---------- Dataset excerpt ----------

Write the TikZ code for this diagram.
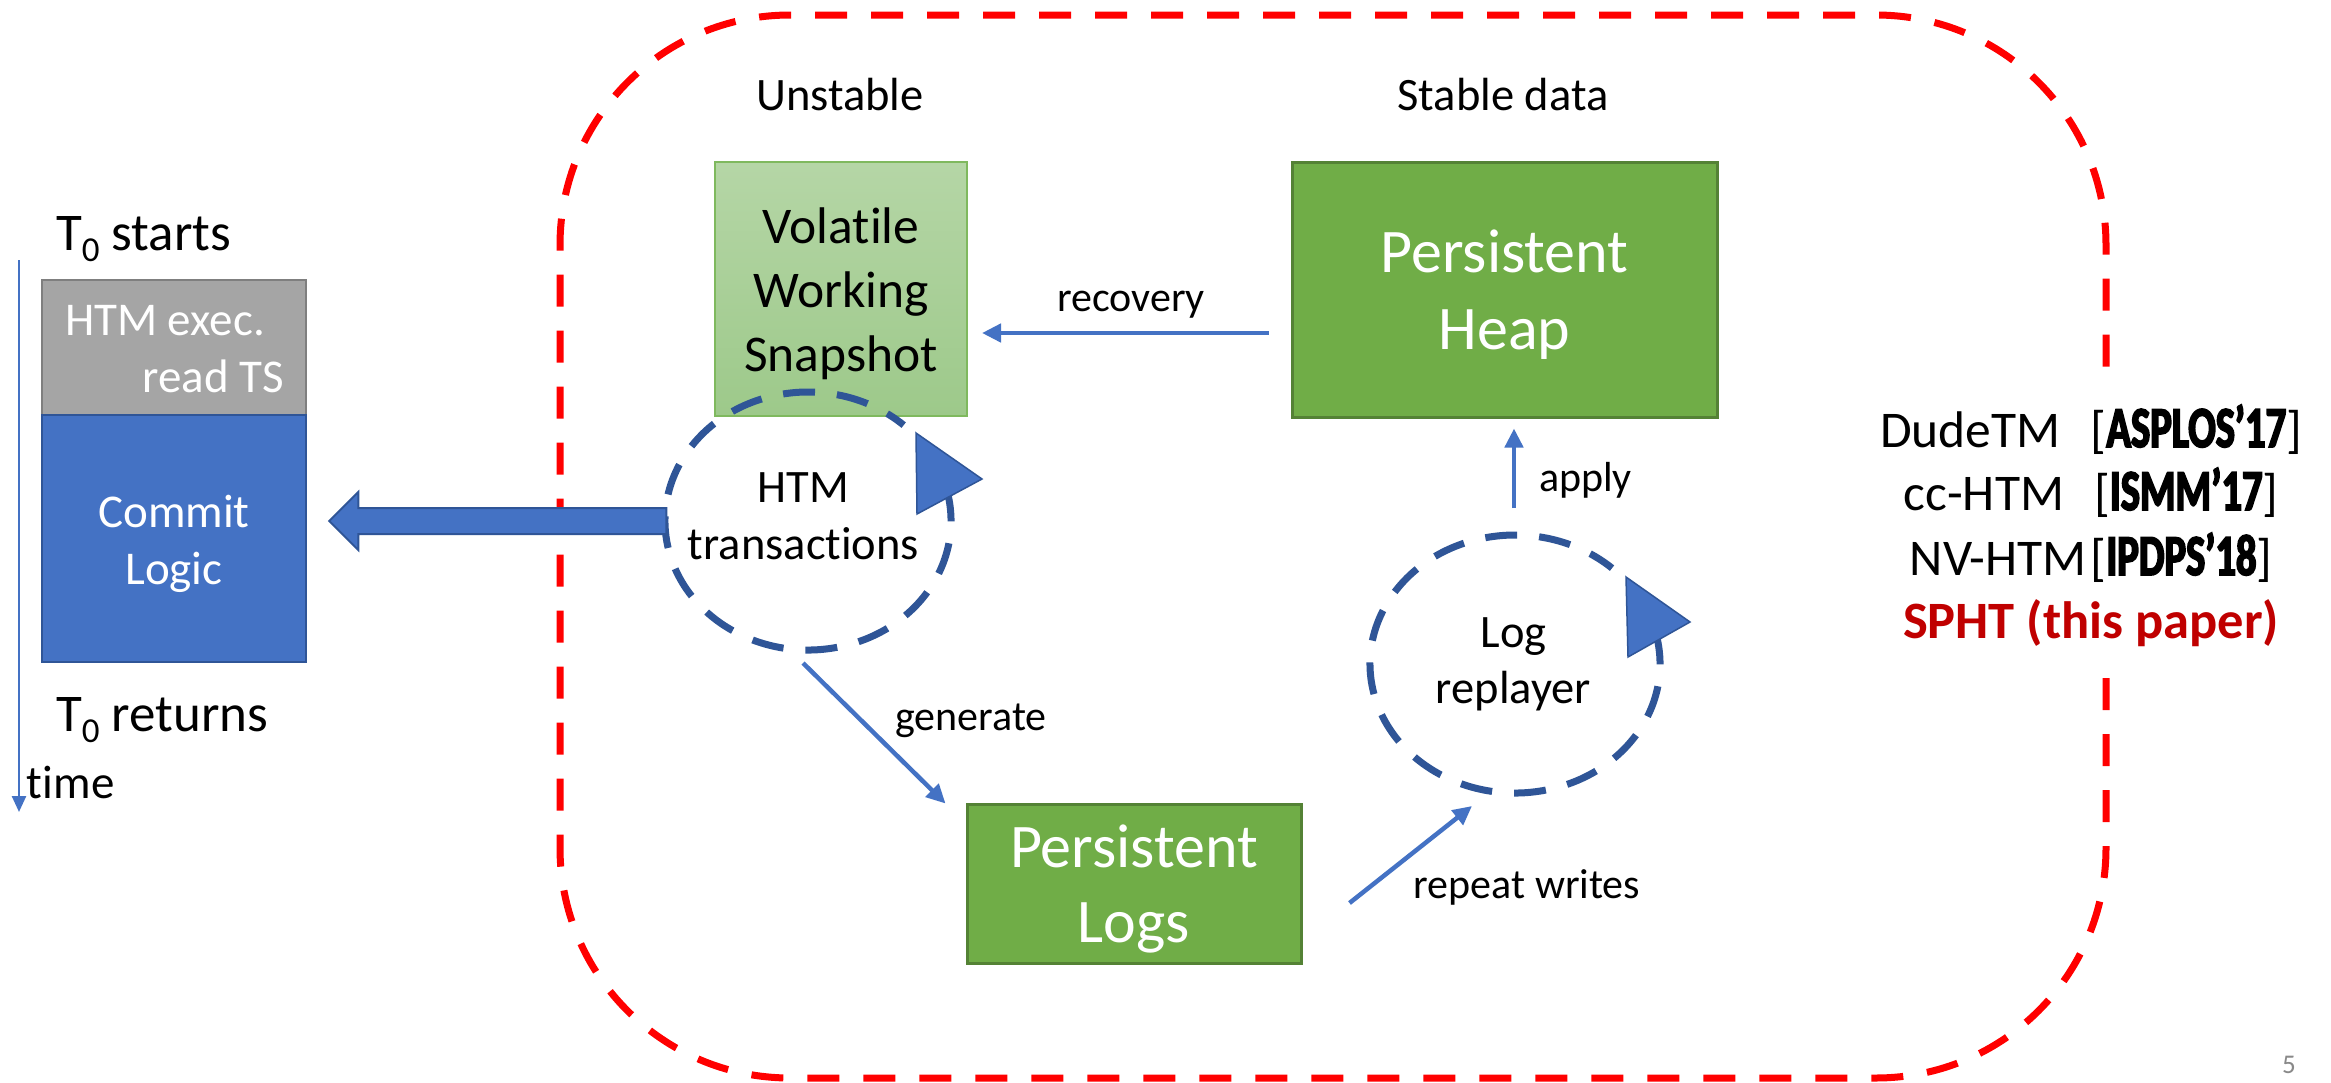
\documentclass[tikz,border=0pt]{standalone}
\usepackage{fontspec}
\setmainfont{Carlito}[Ligatures=NoCommon]
% heavy, narrow face for the venue tags
\newfontfamily\venuefont[FakeStretch=0.7,FakeBold=3,Ligatures=NoCommon]{Carlito}
\usetikzlibrary{arrows.meta,shapes.geometric}

\definecolor{arrowblue}{HTML}{4472C4}
\definecolor{darkblue}{HTML}{2F5597}
\definecolor{heapgreen}{HTML}{70AD47}
\definecolor{heapborder}{HTML}{548235}
\definecolor{voltop}{HTML}{B5D6A6}
\definecolor{volbot}{HTML}{9DC98A}
\definecolor{volborder}{HTML}{7FB95E}
\definecolor{execgray}{HTML}{A5A5A5}
\definecolor{execborder}{HTML}{7F7F7F}
\definecolor{sphtred}{HTML}{C00000}
\definecolor{framered}{HTML}{FF0000}
\definecolor{pagegray}{HTML}{898989}

\begin{document}
\begin{tikzpicture}[x=1pt,y=-1pt,
  txt/.style={inner sep=0pt, outer sep=0pt, anchor=base},
  f27/.style={font=\fontsize{27}{32}\selectfont},
  f42/.style={font=\fontsize{42}{50}\selectfont},
  f46/.style={font=\fontsize{46.5}{56}\selectfont},
  f47/.style={font=\fontsize{47}{56}\selectfont},
  f51/.style={font=\fontsize{51.5}{62}\selectfont},
  f53/.style={font=\fontsize{53}{64}\selectfont},
  f62/.style={font=\fontsize{62}{74}\selectfont},
  graybox/.style={draw=execborder, fill=execgray, line width=2pt, inner sep=0pt},
  commitbox/.style={draw=darkblue, fill=arrowblue, line width=2.5pt, inner sep=0pt},
  volbox/.style={draw=volborder, top color=voltop, bottom color=volbot, line width=2pt, inner sep=0pt},
  heapbox/.style={draw=heapborder, fill=heapgreen, line width=3pt, inner sep=0pt},
  flow/.style={draw=arrowblue, line width=4.5pt, -{Triangle[length=19pt,width=18pt]}},
  timeline/.style={draw=arrowblue, line width=2.5pt, -{Triangle[length=16pt,width=14pt]}},
  blockarrow/.style={fill=arrowblue, draw=darkblue, line width=2pt, line join=miter},
  loopdash/.style={draw=darkblue, line width=7pt, dash pattern=on 32pt off 22pt},
  looptip/.style={fill=arrowblue, draw=darkblue, line width=1.5pt, line join=miter},
  reddash/.style={draw=framered, line width=7pt, dash pattern=on 32pt off 24pt},
  ring/.style={ellipse, inner sep=0pt, outer sep=0pt}
]
\useasboundingbox (0,0) rectangle (2331,1082);
\fill[white] (0,0) rectangle (2331,1082);

% ---------- red dashed frame (right side broken around the reference list) ----------
\draw[reddash] (2106,678) -- (2106,848)
  arc[start angle=0, end angle=90, radius=230] -- (790,1078)
  arc[start angle=90, end angle=180, radius=230] -- (560,245)
  arc[start angle=180, end angle=270, radius=230] -- (1876,15)
  arc[start angle=270, end angle=360, radius=230] -- (2106,372);

% ---------- time line on the left ----------
\coordinate (taxtop) at (19,260);
\coordinate (taxbot) at (19,812);
\draw[timeline] (taxtop) -- (taxbot);
\node[txt, anchor=base west, f53] (tstarts) at (56,250)
  {T\raisebox{-11pt}{\fontsize{35}{35}\selectfont 0} starts};
\node[txt, anchor=base west, f53] (treturns) at (56,731)
  {T\raisebox{-11pt}{\fontsize{35}{35}\selectfont 0} returns};
\node[txt, anchor=base west, f47] (timelbl) at (27,798) {time};

\node[graybox, minimum width=264pt, minimum height=135pt] (exec) at (174,347.5) {};
\node[txt, anchor=base west, f47, text=white] (execa) at (65,335) {HTM exec.};
\node[txt, anchor=base east, f47, text=white] (execb) at (284,392) {read TS};

\node[commitbox, minimum width=264pt, minimum height=247pt] (commit) at (174,538.5) {};
\node[txt, f47, text=white] (commita) at (174,527) {Commit};
\node[txt, f47, text=white] (commitb) at (174,584) {Logic};

% ---------- column headings ----------
\node[txt, f46] (unstable) at (840,110) {Unstable};
\node[txt, f46] (stable) at (1503,110) {Stable data};

% ---------- volatile snapshot and persistent heap ----------
\node[volbox, minimum width=252pt, minimum height=254pt] (vol) at (841,289) {};
\node[txt, f51] (vola) at (841,243) {Volatile};
\node[txt, f51] (volb) at (841,307) {Working};
\node[txt, f51] (volc) at (841,371) {Snapshot};

\node[heapbox, minimum width=425pt, minimum height=255pt] (heap) at (1504.5,289.5) {};
\node[txt, f62, text=white] (heapa) at (1504.5,272) {Persistent};
\node[txt, f62, text=white] (heapb) at (1504.5,349) {Heap};

\draw[flow] ([shift={(-22,43.5)}]heap.west) -- ([shift={(14,44)}]vol.east);
\node[txt, f42] (recovery) at (1131,311) {recovery};

% ---------- HTM transactions loop ----------
\node[ring, minimum width=286pt, minimum height=258pt] (htm) at (808,521) {};
\draw[loopdash] (htm.center) ++(-14:143 and 129)
  arc[start angle=-14, end angle=312, x radius=143, y radius=129];
\path[looptip] ([shift={(108,-88)}]htm.center) -- ([shift={(174,-42)}]htm.center)
  -- ([shift={(109,-7)}]htm.center) -- cycle;
\node[txt, f46] (htma) at (803.5,502) {HTM};
\node[txt, f46] (htmb) at (803.5,559) {transactions};

% block arrow from the transactions to the commit logic
\path (commit.east |- htm.center) ++(22,0) coordinate (blocktip);
\path[blockarrow] (blocktip) -- ++(29,-29) -- ++(0,16) -- ++(308,0) -- ++(0,26)
  -- ++(-308,0) -- ++(0,16) -- cycle;

% ---------- persistent logs ----------
\node[heapbox, minimum width=334pt, minimum height=159pt] (logs) at (1134,883.5) {};
\node[txt, f62, text=white] (logsa) at (1134,867) {Persistent};
\node[txt, f62, text=white] (logsb) at (1134,942) {Logs};

\draw[flow] ([shift={(-5,13)}]htm.south) -- ([shift={(-20,1)}]logs.north west);
\node[txt, f42] (generate) at (971,730) {generate};

% ---------- log replayer loop ----------
\node[ring, minimum width=290pt, minimum height=258pt] (replay) at (1515,664) {};
\draw[loopdash] (replay.center) ++(-14:145 and 129)
  arc[start angle=-14, end angle=312, x radius=145, y radius=129];
\path[looptip] ([shift={(111,-87)}]replay.center) -- ([shift={(175,-42)}]replay.center)
  -- ([shift={(113,-7)}]replay.center) -- cycle;
\node[txt, f46] (replaya) at (1513.5,647) {Log};
\node[txt, f46] (replayb) at (1513.5,703) {replayer};

\draw[flow] ([shift={(47,19.5)}]logs.east) -- ([shift={(-43,13)}]replay.south);
\node[txt, f42] (repeat) at (1527,898) {repeat writes};

\draw[flow] ([shift={(-1,-27)}]replay.north) -- ([shift={(9.5,10)}]heap.south);
\node[txt, anchor=base west, f42] (apply) at (1539,491) {apply};

% ---------- related systems ----------
\node[txt, f51] (dude) at (2091,447) {DudeTM\hspace{30pt}[{\venuefont\bfseries\fontsize{58}{62}\selectfont ASPLOS’17}]};
\node[txt, f51] (cchtm) at (2091,510) {cc-HTM\hspace{30pt}[{\venuefont\bfseries\fontsize{58}{62}\selectfont ISMM’17}]};
\node[txt, f51] (nvhtm) at (2091,575) {NV-HTM\hspace{4pt}[{\venuefont\bfseries\fontsize{58}{62}\selectfont IPDPS’18}]};
\node[txt, font=\bfseries\fontsize{52.5}{62}\selectfont, text=sphtred] (spht) at (2091,638) {SPHT (this paper)};

\node[txt, anchor=base west, f27, text=pagegray] (pnum) at (2282,1073) {5};
\end{tikzpicture}
\end{document}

----------

◆ **Task to carry out**
Of all the lines above, how many contain "this"? Give the number and nothing more.

◆ **Worked answer**
2